> _AIM OF THE TASK_
Repeat the listing word for word. No pictures belong in the copy.

* begin GIVEN MATERIAL *

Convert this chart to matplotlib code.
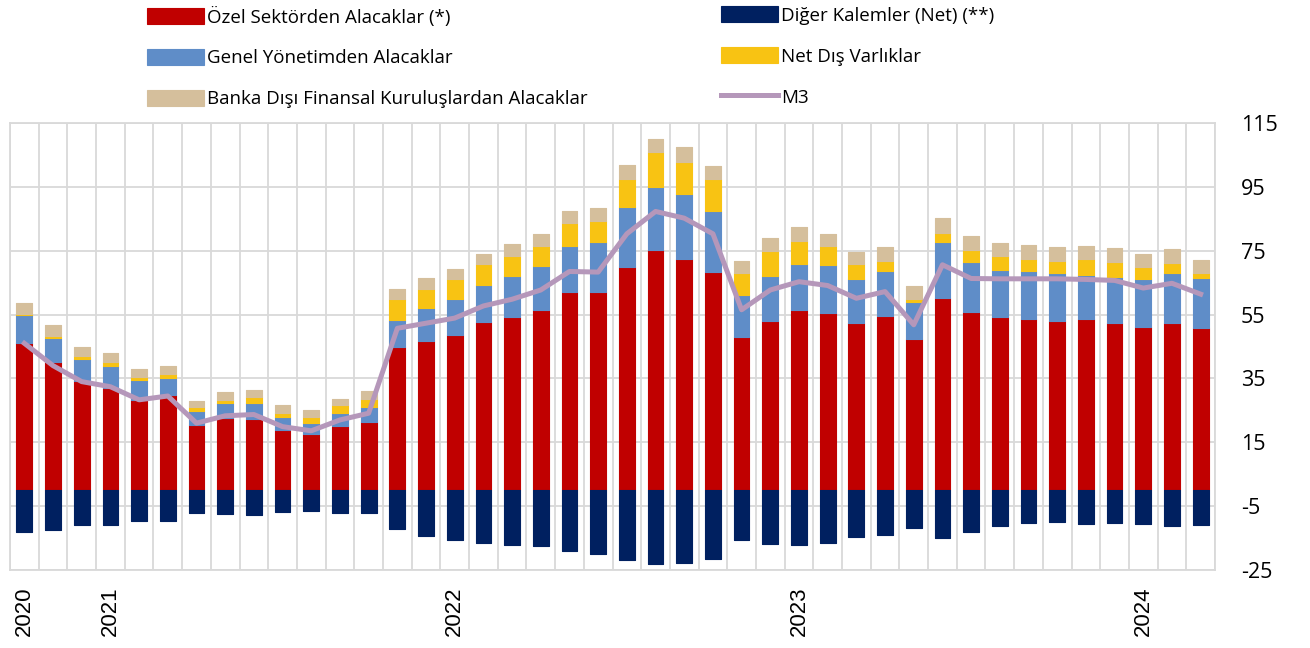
import numpy as np
import matplotlib
matplotlib.use("Agg")
import matplotlib.pyplot as plt

plt.rcParams["axes.unicode_minus"] = False

# components (percentage points)
ozel = [46.0, 40.1, 34.3, 31.9, 28.3, 29.8, 20.4, 22.5, 22.2, 18.7, 17.6, 20.1, 21.5,
        45.0, 46.8, 48.5, 52.8, 54.2, 56.3, 62.0, 62.2, 70.0, 75.3, 72.5, 68.3, 47.9,
        53.0, 56.5, 55.4, 52.5, 54.4, 47.3, 60.3, 55.9, 54.2, 53.6, 53.1, 53.6, 52.3,
        51.2, 52.3, 50.7]
genel = [8.8, 7.7, 6.9, 7.1, 6.2, 5.3, 4.5, 4.7, 5.2, 4.1, 3.4, 4.0, 4.5,
         8.3, 10.2, 11.4, 11.5, 13.0, 14.0, 14.6, 15.5, 18.6, 19.8, 20.3, 19.2, 13.1,
         14.2, 14.3, 15.1, 13.6, 14.3, 11.5, 17.3, 15.7, 14.8, 14.9, 14.9, 13.8, 14.4,
         14.9, 15.7, 15.7]
net_dis = [0.4, 0.5, 0.9, 1.3, 1.1, 1.2, 1.0, 1.1, 1.7, 1.5, 1.8, 2.6, 2.5,
           6.5, 6.1, 6.2, 6.6, 6.2, 6.2, 7.0, 6.7, 8.8, 10.7, 9.9, 9.9, 7.0,
           7.6, 7.3, 5.9, 4.7, 3.2, 1.2, 2.9, 3.7, 4.2, 3.9, 3.9, 5.0, 4.9,
           3.9, 3.1, 1.6]
banka_disi = [3.4, 3.4, 2.7, 2.6, 2.3, 2.6, 2.0, 2.5, 2.2, 2.4, 2.3, 2.0, 2.6,
              3.3, 3.3, 3.1, 3.2, 3.6, 3.8, 3.9, 3.9, 4.5, 4.3, 4.7, 4.2, 3.7,
              4.2, 4.4, 3.9, 3.9, 4.4, 3.8, 4.7, 4.4, 4.2, 4.3, 4.3, 4.1, 4.4,
              4.0, 4.3, 4.1]
diger = [-13.0, -12.5, -11.0, -11.0, -9.8, -9.5, -7.0, -7.6, -7.9, -6.8, -6.6, -7.0, -7.3,
         -12.3, -14.3, -15.5, -16.5, -17.2, -17.5, -19.2, -20.1, -21.8, -23.2, -22.8, -21.6, -15.7,
         -16.9, -17.2, -16.5, -14.8, -14.0, -11.8, -14.9, -13.2, -11.1, -10.4, -9.9, -10.5, -10.4,
         -10.7, -11.1, -10.9]
m3 = [46.0, 39.0, 34.0, 32.4, 28.3, 29.5, 21.0, 23.3, 23.7, 19.9, 18.6, 22.0, 24.1,
      50.7, 52.3, 53.9, 57.7, 59.8, 62.7, 68.5, 68.3, 80.3, 87.3, 85.2, 80.3, 56.5,
      62.7, 65.3, 64.1, 60.1, 62.2, 51.8, 70.6, 66.3, 66.2, 66.2, 66.2, 66.0, 65.7,
      63.3, 64.8, 61.4]

year_pos = [0, 3, 15, 27, 39]
year_labels = ["2020", "2021", "2022", "2023", "2024"]

c_red = "#C00000"
c_blue = "#5F8DC8"
c_yel = "#F8C313"
c_tan = "#D5BF9C"
c_navy = "#002060"
c_m3 = "#B597BA"
c_grid = "#D9D9D9"

x = np.arange(len(ozel))
ozel = np.array(ozel)
genel = np.array(genel)
net_dis = np.array(net_dis)
banka_disi = np.array(banka_disi)

fig = plt.figure(figsize=(13.1, 6.48), dpi=100)
ax = fig.add_axes([10 / 1310, 78 / 648, 1205 / 1310, 447 / 648])

w = 0.55
kw = dict(width=w, linewidth=0.8, joinstyle="round", zorder=3)
b_red = ax.bar(x, ozel, color=c_red, edgecolor=c_red, **kw)
b_blue = ax.bar(x, genel, bottom=ozel, color=c_blue, edgecolor=c_blue, **kw)
b_yel = ax.bar(x, net_dis, bottom=ozel + genel, color=c_yel, edgecolor=c_yel, **kw)
b_tan = ax.bar(x, banka_disi, bottom=ozel + genel + net_dis, color=c_tan, edgecolor=c_tan, **kw)
b_navy = ax.bar(x, diger, color=c_navy, edgecolor=c_navy, **kw)
l_m3, = ax.plot(x, m3, color=c_m3, lw=3.6, zorder=4, solid_joinstyle="round")

ax.set_xlim(-0.5, len(x) - 0.5)
ax.set_ylim(-25, 115)
ax.set_yticks(np.arange(-25, 116, 20))
ax.set_xticks(np.arange(-0.5, len(x), 1), minor=True)
ax.set_xticks(year_pos)
ax.set_xticklabels(year_labels, rotation=90, family="Liberation Sans", fontsize=16, va="top")
ax.yaxis.tick_right()
ax.tick_params(axis="y", length=0, pad=18.5, labelsize=15.5)
ax.tick_params(axis="x", which="both", length=0, pad=12)
for lab in ax.get_yticklabels():
    lab.set_family("Open Sans")
ax.grid(axis="y", which="major", color=c_grid, lw=1.3, zorder=0)
ax.grid(axis="x", which="minor", color=c_grid, lw=1.3, zorder=0)
ax.grid(axis="x", which="major", visible=False)
for s in ax.spines.values():
    s.set_color(c_grid)
    s.set_linewidth(1.3)
ax.set_axisbelow(True)

leg_kw = dict(frameon=False, borderpad=0, borderaxespad=0, handlelength=3.04,
              handleheight=0.92, handletextpad=0.15, labelspacing=1.2, loc="upper left",
              prop={"family": "Open Sans", "size": 13.5})
fig.legend([b_red, b_blue, b_tan],
           ["Özel Sektörden Alacaklar (*)", "Genel Yönetimden Alacaklar",
            "Banka Dışı Finansal Kuruluşlardan Alacaklar"],
           bbox_to_anchor=(147 / 1310, 1 - 6.5 / 648), **leg_kw)
fig.legend([b_navy, b_yel, l_m3],
           ["Diğer Kalemler (Net) (**)", "Net Dış Varlıklar", "M3"],
           bbox_to_anchor=(721 / 1310, 1 - 6.5 / 648), **leg_kw)

fig.savefig("out.png", dpi=100)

* end GIVEN MATERIAL *

> _SOLUTION TO THE EXERCISE_
Convert this chart to matplotlib code.
import numpy as np
import matplotlib
matplotlib.use("Agg")
import matplotlib.pyplot as plt

plt.rcParams["axes.unicode_minus"] = False

# components (percentage points)
ozel = [46.0, 40.1, 34.3, 31.9, 28.3, 29.8, 20.4, 22.5, 22.2, 18.7, 17.6, 20.1, 21.5,
        45.0, 46.8, 48.5, 52.8, 54.2, 56.3, 62.0, 62.2, 70.0, 75.3, 72.5, 68.3, 47.9,
        53.0, 56.5, 55.4, 52.5, 54.4, 47.3, 60.3, 55.9, 54.2, 53.6, 53.1, 53.6, 52.3,
        51.2, 52.3, 50.7]
genel = [8.8, 7.7, 6.9, 7.1, 6.2, 5.3, 4.5, 4.7, 5.2, 4.1, 3.4, 4.0, 4.5,
         8.3, 10.2, 11.4, 11.5, 13.0, 14.0, 14.6, 15.5, 18.6, 19.8, 20.3, 19.2, 13.1,
         14.2, 14.3, 15.1, 13.6, 14.3, 11.5, 17.3, 15.7, 14.8, 14.9, 14.9, 13.8, 14.4,
         14.9, 15.7, 15.7]
net_dis = [0.4, 0.5, 0.9, 1.3, 1.1, 1.2, 1.0, 1.1, 1.7, 1.5, 1.8, 2.6, 2.5,
           6.5, 6.1, 6.2, 6.6, 6.2, 6.2, 7.0, 6.7, 8.8, 10.7, 9.9, 9.9, 7.0,
           7.6, 7.3, 5.9, 4.7, 3.2, 1.2, 2.9, 3.7, 4.2, 3.9, 3.9, 5.0, 4.9,
           3.9, 3.1, 1.6]
banka_disi = [3.4, 3.4, 2.7, 2.6, 2.3, 2.6, 2.0, 2.5, 2.2, 2.4, 2.3, 2.0, 2.6,
              3.3, 3.3, 3.1, 3.2, 3.6, 3.8, 3.9, 3.9, 4.5, 4.3, 4.7, 4.2, 3.7,
              4.2, 4.4, 3.9, 3.9, 4.4, 3.8, 4.7, 4.4, 4.2, 4.3, 4.3, 4.1, 4.4,
              4.0, 4.3, 4.1]
diger = [-13.0, -12.5, -11.0, -11.0, -9.8, -9.5, -7.0, -7.6, -7.9, -6.8, -6.6, -7.0, -7.3,
         -12.3, -14.3, -15.5, -16.5, -17.2, -17.5, -19.2, -20.1, -21.8, -23.2, -22.8, -21.6, -15.7,
         -16.9, -17.2, -16.5, -14.8, -14.0, -11.8, -14.9, -13.2, -11.1, -10.4, -9.9, -10.5, -10.4,
         -10.7, -11.1, -10.9]
m3 = [46.0, 39.0, 34.0, 32.4, 28.3, 29.5, 21.0, 23.3, 23.7, 19.9, 18.6, 22.0, 24.1,
      50.7, 52.3, 53.9, 57.7, 59.8, 62.7, 68.5, 68.3, 80.3, 87.3, 85.2, 80.3, 56.5,
      62.7, 65.3, 64.1, 60.1, 62.2, 51.8, 70.6, 66.3, 66.2, 66.2, 66.2, 66.0, 65.7,
      63.3, 64.8, 61.4]

year_pos = [0, 3, 15, 27, 39]
year_labels = ["2020", "2021", "2022", "2023", "2024"]

c_red = "#C00000"
c_blue = "#5F8DC8"
c_yel = "#F8C313"
c_tan = "#D5BF9C"
c_navy = "#002060"
c_m3 = "#B597BA"
c_grid = "#D9D9D9"

x = np.arange(len(ozel))
ozel = np.array(ozel)
genel = np.array(genel)
net_dis = np.array(net_dis)
banka_disi = np.array(banka_disi)

fig = plt.figure(figsize=(13.1, 6.48), dpi=100)
ax = fig.add_axes([10 / 1310, 78 / 648, 1205 / 1310, 447 / 648])

w = 0.55
kw = dict(width=w, linewidth=0.8, joinstyle="round", zorder=3)
b_red = ax.bar(x, ozel, color=c_red, edgecolor=c_red, **kw)
b_blue = ax.bar(x, genel, bottom=ozel, color=c_blue, edgecolor=c_blue, **kw)
b_yel = ax.bar(x, net_dis, bottom=ozel + genel, color=c_yel, edgecolor=c_yel, **kw)
b_tan = ax.bar(x, banka_disi, bottom=ozel + genel + net_dis, color=c_tan, edgecolor=c_tan, **kw)
b_navy = ax.bar(x, diger, color=c_navy, edgecolor=c_navy, **kw)
l_m3, = ax.plot(x, m3, color=c_m3, lw=3.6, zorder=4, solid_joinstyle="round")

ax.set_xlim(-0.5, len(x) - 0.5)
ax.set_ylim(-25, 115)
ax.set_yticks(np.arange(-25, 116, 20))
ax.set_xticks(np.arange(-0.5, len(x), 1), minor=True)
ax.set_xticks(year_pos)
ax.set_xticklabels(year_labels, rotation=90, family="Liberation Sans", fontsize=16, va="top")
ax.yaxis.tick_right()
ax.tick_params(axis="y", length=0, pad=18.5, labelsize=15.5)
ax.tick_params(axis="x", which="both", length=0, pad=12)
for lab in ax.get_yticklabels():
    lab.set_family("Open Sans")
ax.grid(axis="y", which="major", color=c_grid, lw=1.3, zorder=0)
ax.grid(axis="x", which="minor", color=c_grid, lw=1.3, zorder=0)
ax.grid(axis="x", which="major", visible=False)
for s in ax.spines.values():
    s.set_color(c_grid)
    s.set_linewidth(1.3)
ax.set_axisbelow(True)

leg_kw = dict(frameon=False, borderpad=0, borderaxespad=0, handlelength=3.04,
              handleheight=0.92, handletextpad=0.15, labelspacing=1.2, loc="upper left",
              prop={"family": "Open Sans", "size": 13.5})
fig.legend([b_red, b_blue, b_tan],
           ["Özel Sektörden Alacaklar (*)", "Genel Yönetimden Alacaklar",
            "Banka Dışı Finansal Kuruluşlardan Alacaklar"],
           bbox_to_anchor=(147 / 1310, 1 - 6.5 / 648), **leg_kw)
fig.legend([b_navy, b_yel, l_m3],
           ["Diğer Kalemler (Net) (**)", "Net Dış Varlıklar", "M3"],
           bbox_to_anchor=(721 / 1310, 1 - 6.5 / 648), **leg_kw)

fig.savefig("out.png", dpi=100)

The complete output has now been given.